Entró al sótano. Estaba oscuro a pesar de que
afuera el sol de las dos de la tarde iluminaba terriblemente. Sintió el olor a orina
y a materia fecal que llenaba la pequeña habitación, como si llevaran ahí
semanas y no los doce días de su conquista amorosa. También percibió un olor
dulzón que rápidamente identificó como una infección. “La voy a matar”, se dijo
con pesar mientras se convencía de que no sería su culpa, sino del ambiente
poco propicio para mantener cautiva a una persona.
Se detuvo unos segundos para permitir que sus
ojos se acostumbrasen a la oscuridad. Encontró un interruptor de luz, el único
del lugar, y lo activó. La bombilla dejó caer su enfermiza luz amarillenta
sobre la mujer que tenía secuestrada. Se encontraba en la misma silla, en la
misma posición y con los mismos amarres que le había colocado desde el primer día,
y dormitaba, inquieta. El pantalón que llevaba estaba sucio, aunque ya no se distinguía si era de sangre, orina u ambas, y la blusa era un jirón de tela manchado de diversos fluidos corporales.

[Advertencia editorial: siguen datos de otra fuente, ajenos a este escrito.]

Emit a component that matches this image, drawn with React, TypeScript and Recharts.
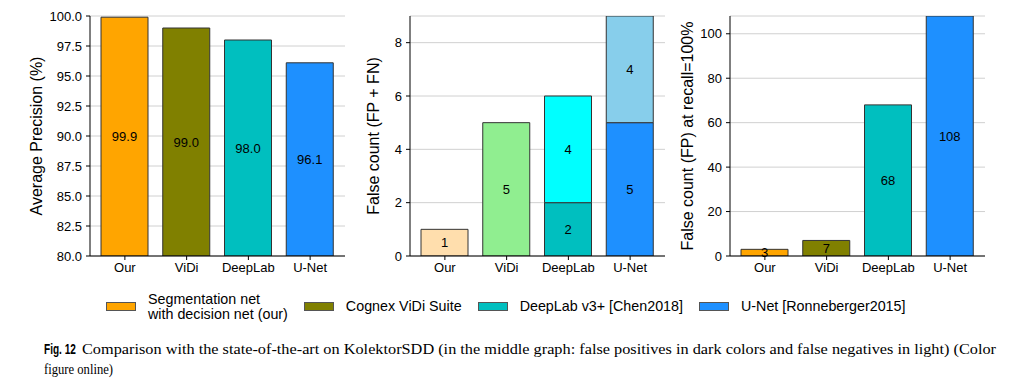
import React from 'react';
import { BarChart, Bar, XAxis, YAxis, CartesianGrid, Cell, LabelList } from 'recharts';

// values
const categories = ['Our', 'ViDi', 'DeepLab', 'U-Net'];
const averagePrecision = [99.9, 99.0, 98.0, 96.1];
const falsePositives = [0, 0, 2, 5];
const falseNegatives = [1, 5, 4, 4];
const fpAtFullRecall = [3, 7, 68, 108];

const darkColors = ['#ffa500', '#808000', '#00bfbf', '#1e90ff'];
const lightColors = ['#ffdead', '#90ee90', '#00ffff', '#87ceeb'];

const legendLabels = [
  'Segmentation net\nwith decision net (our)',
  'Cognex ViDi Suite',
  'DeepLab v3+ [Chen2018]',
  'U-Net [Ronneberger2015]',
];

const apTicks = [80, 82.5, 85, 87.5, 90, 92.5, 95, 97.5, 100];
const countTicks = [0, 2, 4, 6, 8];
const recallTicks = [0, 20, 40, 60, 80, 100];

const captionHead = 'Fig. 12';
const captionLine1 =
  'Comparison with the state-of-the-art on KolektorSDD (in the middle graph: false positives in dark colors and false negatives in light) (Color';
const captionLine2 = 'figure online)';

const data = categories.map((name, i) => ({
  name,
  ap: averagePrecision[i],
  fp: falsePositives[i],
  fn: falseNegatives[i],
  fpRecall: fpAtFullRecall[i],
}));

const SANS = '"Liberation Sans", Arial, sans-serif';
const SERIF = '"Liberation Serif", "Times New Roman", serif';
const EDGE = '#333333';
const tickStyle = { fill: '#000', fontSize: 13, fontFamily: SANS };

interface PanelProps {
  left: number;
  width: number;
  marginRight: number;
  yWidth: number;
  labelOffset: number;
  yLabel: string;
  domain: [number, number];
  ticks: number[];
  tickFormatter?: (v: number) => string;
  children: React.ReactNode;
}

const Panel = ({ left, width, marginRight, yWidth, labelOffset, yLabel, domain, ticks, tickFormatter, children }: PanelProps) => (
  <div style={{ position: 'absolute', left, top: 0 }}>
    <BarChart
      width={width}
      height={290}
      data={data}
      margin={{ top: 16, right: marginRight, bottom: 4, left: 0 }}
      barSize={47}
    >
      <CartesianGrid vertical={false} stroke="#d0d0d0" />
      <XAxis
        dataKey="name"
        height={30}
        padding={{ left: 4, right: 4 }}
        tickSize={4}
        tickMargin={3}
        tick={tickStyle}
        tickLine={{ stroke: '#000' }}
        axisLine={{ stroke: '#000' }}
      />
      <XAxis
        xAxisId="top"
        dataKey="name"
        orientation="top"
        height={0}
        tick={false}
        tickLine={false}
        axisLine={{ stroke: '#000' }}
      />
      <YAxis
        width={yWidth}
        domain={domain}
        ticks={ticks}
        allowDataOverflow
        interval={0}
        tickFormatter={tickFormatter}
        tickSize={4}
        tickMargin={4}
        tick={tickStyle}
        tickLine={{ stroke: '#000' }}
        axisLine={{ stroke: '#000' }}
        label={{
          value: yLabel,
          angle: -90,
          position: 'insideLeft',
          offset: labelOffset,
          style: { textAnchor: 'middle', fontSize: 16, fontFamily: SANS, fill: '#000' },
        }}
      />
      <YAxis
        yAxisId="right"
        orientation="right"
        width={0}
        tick={false}
        tickLine={false}
        axisLine={{ stroke: '#555' }}
      />
      {children}
    </BarChart>
  </div>
);

const labelStyle = { fill: '#000', fontSize: 13, fontFamily: SANS };
const hideZero = (v: any) => (v ? v : '');

export default function App() {
  return (
    <div style={{ position: 'absolute', left: 0, top: 0, width: 1014, height: 387, background: '#fff', fontFamily: SANS }}>
      <Panel
        left={0}
        width={360}
        marginRight={15}
        yWidth={90}
        labelOffset={36}
        yLabel="Average Precision (%)"
        domain={[80, 100]}
        ticks={apTicks}
        tickFormatter={(v) => v.toFixed(1)}
      >
        <Bar dataKey="ap" isAnimationActive={false} stroke={EDGE} strokeWidth={1}>
          {data.map((d, i) => (
            <Cell key={d.name} fill={darkColors[i]} />
          ))}
          <LabelList dataKey="ap" position="center" {...labelStyle} formatter={(v: any) => Number(v).toFixed(1)} />
        </Bar>
      </Panel>

      <Panel
        left={340}
        width={340}
        marginRight={15}
        yWidth={70}
        labelOffset={33}
        yLabel="False count (FP + FN)"
        domain={[0, 9]}
        ticks={countTicks}
      >
        <Bar dataKey="fp" stackId="a" isAnimationActive={false} stroke={EDGE} strokeWidth={1}>
          {data.map((d, i) => (
            <Cell key={d.name} fill={darkColors[i]} />
          ))}
          <LabelList dataKey="fp" position="center" {...labelStyle} formatter={hideZero} />
        </Bar>
        <Bar dataKey="fn" stackId="a" isAnimationActive={false} stroke={EDGE} strokeWidth={1}>
          {data.map((d, i) => (
            <Cell key={d.name} fill={lightColors[i]} />
          ))}
          <LabelList dataKey="fn" position="center" {...labelStyle} formatter={hideZero} />
        </Bar>
      </Panel>

      <Panel
        left={660}
        width={354}
        marginRight={29}
        yWidth={70}
        labelOffset={27}
        yLabel="False count (FP) at recall=100%"
        domain={[0, 108]}
        ticks={recallTicks}
      >
        <Bar dataKey="fpRecall" isAnimationActive={false} stroke={EDGE} strokeWidth={1}>
          {data.map((d, i) => (
            <Cell key={d.name} fill={darkColors[i]} />
          ))}
          <LabelList dataKey="fpRecall" position="center" {...labelStyle} />
        </Bar>
      </Panel>

      {/* shared legend under the three panels */}
      <div
        style={{
          position: 'absolute',
          left: 106,
          top: 291,
          height: 31,
          display: 'flex',
          alignItems: 'center',
          gap: 16,
          fontSize: 14.3,
          lineHeight: '15px',
          color: '#000',
        }}
      >
        {legendLabels.map((label, i) => (
          <div key={label} style={{ display: 'flex', alignItems: 'center' }}>
            <div
              style={{
                width: 30,
                height: 9,
                boxSizing: 'border-box',
                background: darkColors[i],
                border: '1px solid #555',
                marginRight: 12,
              }}
            />
            <span style={{ whiteSpace: 'pre-line' }}>{label}</span>
          </div>
        ))}
      </div>

      <svg width={1014} height={57} style={{ position: 'absolute', left: 0, top: 330 }}>
        <g transform="translate(44,24) scale(0.72,1)">
          <text x={0} y={0} fontFamily={SANS} fontWeight="bold" fontSize={14}>
            {captionHead}
          </text>
        </g>
        <text x={82} y={24} fontFamily={SERIF} fontSize={15} textLength={914} lengthAdjust="spacingAndGlyphs">
          {captionLine1}
        </text>
        <text x={44} y={44} fontFamily={SERIF} fontSize={15} textLength={69} lengthAdjust="spacingAndGlyphs">
          {captionLine2}
        </text>
      </svg>
    </div>
  );
}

Contrario a sus costumbres, ese día no llevaba pinzas,
cuchillas para bisturí ni tijeras para tejido adiposo. Sus únicos instrumentos
eran sus manos, demasiado grandes para una mujer de su estatura, y su sonrisa,
divertida y extravagante pero para nada cálida. Se acercó y percibió con más
claridad el olor característico de las infecciones. La fiebre hacía que la
frente de su cautiva estuviera llena de sudor y que temblara de vez en cuando.

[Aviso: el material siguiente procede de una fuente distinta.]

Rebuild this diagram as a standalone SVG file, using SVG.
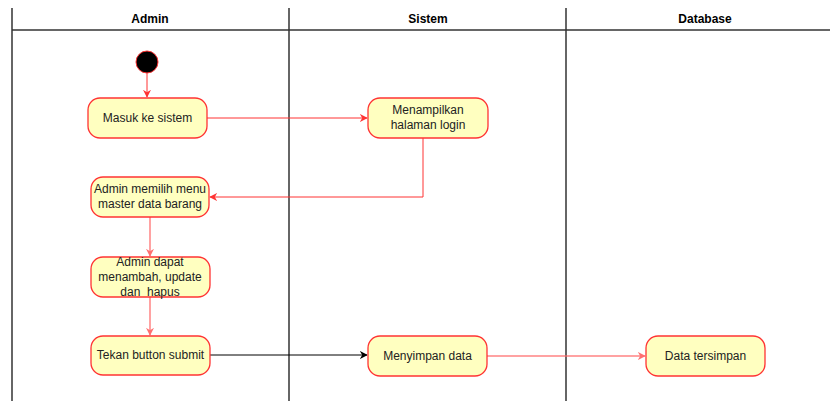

En ese momento la mujer abrió los ojos y le
sonrió. El corazón se le llenó de gozo y sintió que había valido la pena
haberle quitado cuatro uñas de una mano, amputado dos dedos de la otra y tres
dedos de un pie, sacado una muela y un colmillo, provocado cortadas profundas
en las muñecas y heridas en los pezones y genitales. Incluso le pareció que
estuvo bien haberle negado cualquier bebida durante dos días y alimentos
durante tres.
Se aproximó más para examinarle las heridas. La
mayoría de las que tenía en las muñecas parecían infectadas; la mano derecha ya
mostraba un tono ligeramente morado que no le gustó nada. Suspiró con tristeza.
Había tenido la intención de divertirse por más tiempo pero las infecciones
iban ganándole el juego. Le pasó la mano por el rostro febril y sudoroso y le
dio un beso pequeño en los labios, apenas un roce.
La mujer no reaccionó, tenía los ojos cerrados.
Eso la hizo enojar, así que le dio una bofetada fuerte, lo suficiente para
hacerla escupir sangre. Entonces sí que reaccionó, abrió los ojos, murmuró una
plegaria rápida, le ofreció los labios y sonrió, mostrando las encías llenas de
sangre. Se dispuso a salir y no fue hasta ese momento que comprendió que la plegaria no había
sido más que un desesperado “te amo”.